PROVIDED MATERIAL =>
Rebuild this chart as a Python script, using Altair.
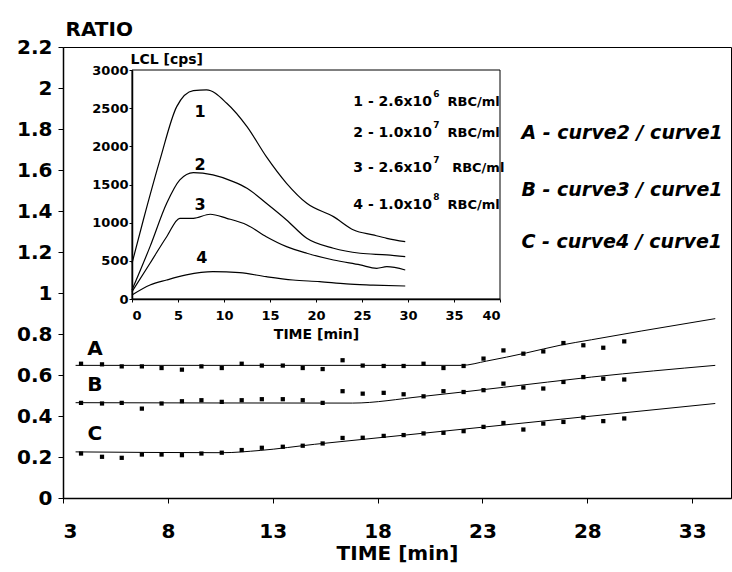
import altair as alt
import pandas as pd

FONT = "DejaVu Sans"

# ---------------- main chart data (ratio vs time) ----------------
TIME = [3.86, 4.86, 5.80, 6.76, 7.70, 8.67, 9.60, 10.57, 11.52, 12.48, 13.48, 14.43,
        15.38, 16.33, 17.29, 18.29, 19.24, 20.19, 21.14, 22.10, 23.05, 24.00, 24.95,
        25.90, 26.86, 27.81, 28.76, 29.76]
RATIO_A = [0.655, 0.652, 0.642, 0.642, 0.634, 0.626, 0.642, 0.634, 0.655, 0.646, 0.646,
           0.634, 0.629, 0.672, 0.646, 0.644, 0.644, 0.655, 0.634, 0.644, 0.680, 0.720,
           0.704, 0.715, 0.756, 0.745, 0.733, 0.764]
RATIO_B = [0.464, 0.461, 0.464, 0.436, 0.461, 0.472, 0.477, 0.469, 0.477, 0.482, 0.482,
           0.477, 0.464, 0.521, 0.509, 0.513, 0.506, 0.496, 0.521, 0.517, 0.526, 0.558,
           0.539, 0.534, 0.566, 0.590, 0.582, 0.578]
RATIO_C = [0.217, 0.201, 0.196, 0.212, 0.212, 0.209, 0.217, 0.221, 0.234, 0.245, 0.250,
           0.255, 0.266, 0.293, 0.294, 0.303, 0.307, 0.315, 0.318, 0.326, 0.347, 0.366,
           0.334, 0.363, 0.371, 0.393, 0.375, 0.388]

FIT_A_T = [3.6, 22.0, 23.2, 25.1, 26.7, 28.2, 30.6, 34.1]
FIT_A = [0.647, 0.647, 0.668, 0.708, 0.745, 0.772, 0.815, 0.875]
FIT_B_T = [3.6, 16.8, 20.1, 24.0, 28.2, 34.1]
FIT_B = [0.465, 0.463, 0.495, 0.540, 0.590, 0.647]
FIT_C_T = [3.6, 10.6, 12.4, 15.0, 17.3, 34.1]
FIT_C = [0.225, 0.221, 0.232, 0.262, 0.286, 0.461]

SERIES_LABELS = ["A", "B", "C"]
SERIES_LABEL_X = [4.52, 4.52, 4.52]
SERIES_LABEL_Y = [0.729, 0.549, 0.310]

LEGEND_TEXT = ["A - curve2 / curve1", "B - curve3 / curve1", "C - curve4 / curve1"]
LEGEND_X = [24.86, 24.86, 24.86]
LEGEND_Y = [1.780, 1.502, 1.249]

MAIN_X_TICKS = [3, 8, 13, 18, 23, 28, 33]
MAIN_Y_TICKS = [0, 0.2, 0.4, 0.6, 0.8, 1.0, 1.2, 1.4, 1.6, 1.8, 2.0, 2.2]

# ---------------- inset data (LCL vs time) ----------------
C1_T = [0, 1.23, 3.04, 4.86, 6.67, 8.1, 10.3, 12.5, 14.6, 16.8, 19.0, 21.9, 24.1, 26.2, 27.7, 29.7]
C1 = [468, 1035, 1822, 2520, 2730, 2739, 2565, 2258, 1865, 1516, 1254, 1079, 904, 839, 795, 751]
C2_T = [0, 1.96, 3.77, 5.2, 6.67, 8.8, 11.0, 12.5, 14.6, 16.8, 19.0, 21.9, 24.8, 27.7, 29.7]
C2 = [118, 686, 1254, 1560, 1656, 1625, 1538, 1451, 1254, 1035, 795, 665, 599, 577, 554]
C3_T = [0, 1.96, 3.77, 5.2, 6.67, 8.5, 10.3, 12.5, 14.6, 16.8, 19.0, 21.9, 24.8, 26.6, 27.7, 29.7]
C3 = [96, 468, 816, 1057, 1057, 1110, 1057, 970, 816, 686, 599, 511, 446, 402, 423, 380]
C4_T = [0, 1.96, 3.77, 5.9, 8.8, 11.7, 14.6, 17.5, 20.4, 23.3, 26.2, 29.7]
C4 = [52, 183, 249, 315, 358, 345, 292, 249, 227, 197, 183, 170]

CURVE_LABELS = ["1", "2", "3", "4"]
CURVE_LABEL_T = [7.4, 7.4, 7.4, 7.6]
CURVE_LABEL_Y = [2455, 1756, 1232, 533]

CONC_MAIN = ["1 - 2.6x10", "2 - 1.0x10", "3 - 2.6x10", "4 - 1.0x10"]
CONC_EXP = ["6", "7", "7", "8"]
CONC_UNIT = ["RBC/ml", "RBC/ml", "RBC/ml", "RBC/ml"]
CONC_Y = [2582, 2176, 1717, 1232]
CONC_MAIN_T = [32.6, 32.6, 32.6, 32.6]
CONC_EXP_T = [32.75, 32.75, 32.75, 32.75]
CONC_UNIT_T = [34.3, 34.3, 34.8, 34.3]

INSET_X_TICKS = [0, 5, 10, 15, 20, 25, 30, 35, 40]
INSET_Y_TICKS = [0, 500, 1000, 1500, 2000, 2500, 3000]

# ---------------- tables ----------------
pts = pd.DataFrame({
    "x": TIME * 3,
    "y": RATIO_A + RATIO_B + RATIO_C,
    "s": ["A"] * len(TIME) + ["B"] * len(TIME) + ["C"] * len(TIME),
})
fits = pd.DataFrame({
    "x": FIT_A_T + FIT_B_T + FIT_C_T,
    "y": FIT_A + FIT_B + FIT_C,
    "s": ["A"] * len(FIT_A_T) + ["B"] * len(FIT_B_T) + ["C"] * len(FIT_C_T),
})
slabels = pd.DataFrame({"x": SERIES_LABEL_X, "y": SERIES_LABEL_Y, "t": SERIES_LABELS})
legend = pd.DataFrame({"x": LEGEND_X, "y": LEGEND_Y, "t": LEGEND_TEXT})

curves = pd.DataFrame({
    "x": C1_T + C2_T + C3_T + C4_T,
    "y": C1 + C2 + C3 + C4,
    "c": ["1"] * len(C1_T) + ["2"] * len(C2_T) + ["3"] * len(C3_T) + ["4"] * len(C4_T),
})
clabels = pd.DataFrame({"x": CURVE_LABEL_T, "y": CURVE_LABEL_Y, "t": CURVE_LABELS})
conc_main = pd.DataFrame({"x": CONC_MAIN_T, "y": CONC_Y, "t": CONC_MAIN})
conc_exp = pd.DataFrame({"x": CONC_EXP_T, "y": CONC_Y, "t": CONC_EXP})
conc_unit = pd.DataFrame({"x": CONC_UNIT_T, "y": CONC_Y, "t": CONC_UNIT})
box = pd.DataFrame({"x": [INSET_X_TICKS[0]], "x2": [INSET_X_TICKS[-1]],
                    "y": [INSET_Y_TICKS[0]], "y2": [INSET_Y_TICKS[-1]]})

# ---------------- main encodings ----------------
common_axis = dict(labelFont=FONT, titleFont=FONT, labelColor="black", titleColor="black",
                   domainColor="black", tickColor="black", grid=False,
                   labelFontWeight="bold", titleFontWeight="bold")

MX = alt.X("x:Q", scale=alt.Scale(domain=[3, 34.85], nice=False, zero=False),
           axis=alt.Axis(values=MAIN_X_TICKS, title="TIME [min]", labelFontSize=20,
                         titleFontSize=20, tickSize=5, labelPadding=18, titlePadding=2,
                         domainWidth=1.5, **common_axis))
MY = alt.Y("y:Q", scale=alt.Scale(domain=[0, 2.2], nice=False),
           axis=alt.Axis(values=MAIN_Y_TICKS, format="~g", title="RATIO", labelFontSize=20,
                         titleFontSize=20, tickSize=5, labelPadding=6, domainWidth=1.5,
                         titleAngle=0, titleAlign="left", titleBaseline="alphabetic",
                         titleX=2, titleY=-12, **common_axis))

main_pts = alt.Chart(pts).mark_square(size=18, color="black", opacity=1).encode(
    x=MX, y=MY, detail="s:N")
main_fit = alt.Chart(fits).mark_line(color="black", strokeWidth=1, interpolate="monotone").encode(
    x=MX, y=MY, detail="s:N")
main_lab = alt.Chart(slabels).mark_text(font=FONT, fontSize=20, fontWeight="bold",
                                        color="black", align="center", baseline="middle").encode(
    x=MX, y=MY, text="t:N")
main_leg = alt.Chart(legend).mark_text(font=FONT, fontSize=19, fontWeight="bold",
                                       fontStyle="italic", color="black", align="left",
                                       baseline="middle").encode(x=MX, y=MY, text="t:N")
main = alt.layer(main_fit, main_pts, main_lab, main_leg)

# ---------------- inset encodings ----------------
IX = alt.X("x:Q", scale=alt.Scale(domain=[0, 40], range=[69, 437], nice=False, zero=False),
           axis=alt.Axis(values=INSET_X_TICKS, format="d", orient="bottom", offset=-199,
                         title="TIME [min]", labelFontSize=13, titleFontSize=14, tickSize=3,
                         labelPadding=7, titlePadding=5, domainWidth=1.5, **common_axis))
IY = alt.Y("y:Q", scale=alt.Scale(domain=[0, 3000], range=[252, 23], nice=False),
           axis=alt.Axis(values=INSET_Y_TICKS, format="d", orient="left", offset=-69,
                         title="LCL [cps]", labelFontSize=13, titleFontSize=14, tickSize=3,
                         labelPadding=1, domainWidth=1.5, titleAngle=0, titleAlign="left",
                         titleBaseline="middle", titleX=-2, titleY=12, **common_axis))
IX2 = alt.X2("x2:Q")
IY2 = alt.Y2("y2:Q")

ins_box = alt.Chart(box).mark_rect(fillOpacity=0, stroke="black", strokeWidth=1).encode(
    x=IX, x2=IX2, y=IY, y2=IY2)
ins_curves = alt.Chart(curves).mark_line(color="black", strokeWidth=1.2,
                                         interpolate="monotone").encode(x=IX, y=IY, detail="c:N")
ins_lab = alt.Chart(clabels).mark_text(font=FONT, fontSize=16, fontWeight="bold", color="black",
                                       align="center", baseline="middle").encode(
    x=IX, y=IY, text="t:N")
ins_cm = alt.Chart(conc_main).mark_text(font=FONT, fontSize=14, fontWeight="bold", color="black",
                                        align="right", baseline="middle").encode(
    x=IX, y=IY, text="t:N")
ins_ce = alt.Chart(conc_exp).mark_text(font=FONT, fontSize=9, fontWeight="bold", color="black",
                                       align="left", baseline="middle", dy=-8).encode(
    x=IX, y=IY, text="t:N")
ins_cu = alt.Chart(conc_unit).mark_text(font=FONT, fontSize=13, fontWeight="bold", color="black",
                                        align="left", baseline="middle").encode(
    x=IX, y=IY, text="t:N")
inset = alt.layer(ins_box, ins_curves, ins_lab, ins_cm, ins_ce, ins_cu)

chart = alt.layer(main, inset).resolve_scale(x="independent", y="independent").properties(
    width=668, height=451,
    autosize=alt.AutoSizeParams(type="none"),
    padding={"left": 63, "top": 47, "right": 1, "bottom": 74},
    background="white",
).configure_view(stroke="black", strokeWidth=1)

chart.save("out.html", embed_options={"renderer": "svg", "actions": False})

REQUIREMENT =>
Please quote the lines of the material, beginning with the first and ending with the one that contains "1.8, 2.0, 2.2]", exactly as written and without any pictures.

RESPONSE TO THE TASK =>
Rebuild this chart as a Python script, using Altair.
import altair as alt
import pandas as pd

FONT = "DejaVu Sans"

# ---------------- main chart data (ratio vs time) ----------------
TIME = [3.86, 4.86, 5.80, 6.76, 7.70, 8.67, 9.60, 10.57, 11.52, 12.48, 13.48, 14.43,
        15.38, 16.33, 17.29, 18.29, 19.24, 20.19, 21.14, 22.10, 23.05, 24.00, 24.95,
        25.90, 26.86, 27.81, 28.76, 29.76]
RATIO_A = [0.655, 0.652, 0.642, 0.642, 0.634, 0.626, 0.642, 0.634, 0.655, 0.646, 0.646,
           0.634, 0.629, 0.672, 0.646, 0.644, 0.644, 0.655, 0.634, 0.644, 0.680, 0.720,
           0.704, 0.715, 0.756, 0.745, 0.733, 0.764]
RATIO_B = [0.464, 0.461, 0.464, 0.436, 0.461, 0.472, 0.477, 0.469, 0.477, 0.482, 0.482,
           0.477, 0.464, 0.521, 0.509, 0.513, 0.506, 0.496, 0.521, 0.517, 0.526, 0.558,
           0.539, 0.534, 0.566, 0.590, 0.582, 0.578]
RATIO_C = [0.217, 0.201, 0.196, 0.212, 0.212, 0.209, 0.217, 0.221, 0.234, 0.245, 0.250,
           0.255, 0.266, 0.293, 0.294, 0.303, 0.307, 0.315, 0.318, 0.326, 0.347, 0.366,
           0.334, 0.363, 0.371, 0.393, 0.375, 0.388]

FIT_A_T = [3.6, 22.0, 23.2, 25.1, 26.7, 28.2, 30.6, 34.1]
FIT_A = [0.647, 0.647, 0.668, 0.708, 0.745, 0.772, 0.815, 0.875]
FIT_B_T = [3.6, 16.8, 20.1, 24.0, 28.2, 34.1]
FIT_B = [0.465, 0.463, 0.495, 0.540, 0.590, 0.647]
FIT_C_T = [3.6, 10.6, 12.4, 15.0, 17.3, 34.1]
FIT_C = [0.225, 0.221, 0.232, 0.262, 0.286, 0.461]

SERIES_LABELS = ["A", "B", "C"]
SERIES_LABEL_X = [4.52, 4.52, 4.52]
SERIES_LABEL_Y = [0.729, 0.549, 0.310]

LEGEND_TEXT = ["A - curve2 / curve1", "B - curve3 / curve1", "C - curve4 / curve1"]
LEGEND_X = [24.86, 24.86, 24.86]
LEGEND_Y = [1.780, 1.502, 1.249]

MAIN_X_TICKS = [3, 8, 13, 18, 23, 28, 33]
MAIN_Y_TICKS = [0, 0.2, 0.4, 0.6, 0.8, 1.0, 1.2, 1.4, 1.6, 1.8, 2.0, 2.2]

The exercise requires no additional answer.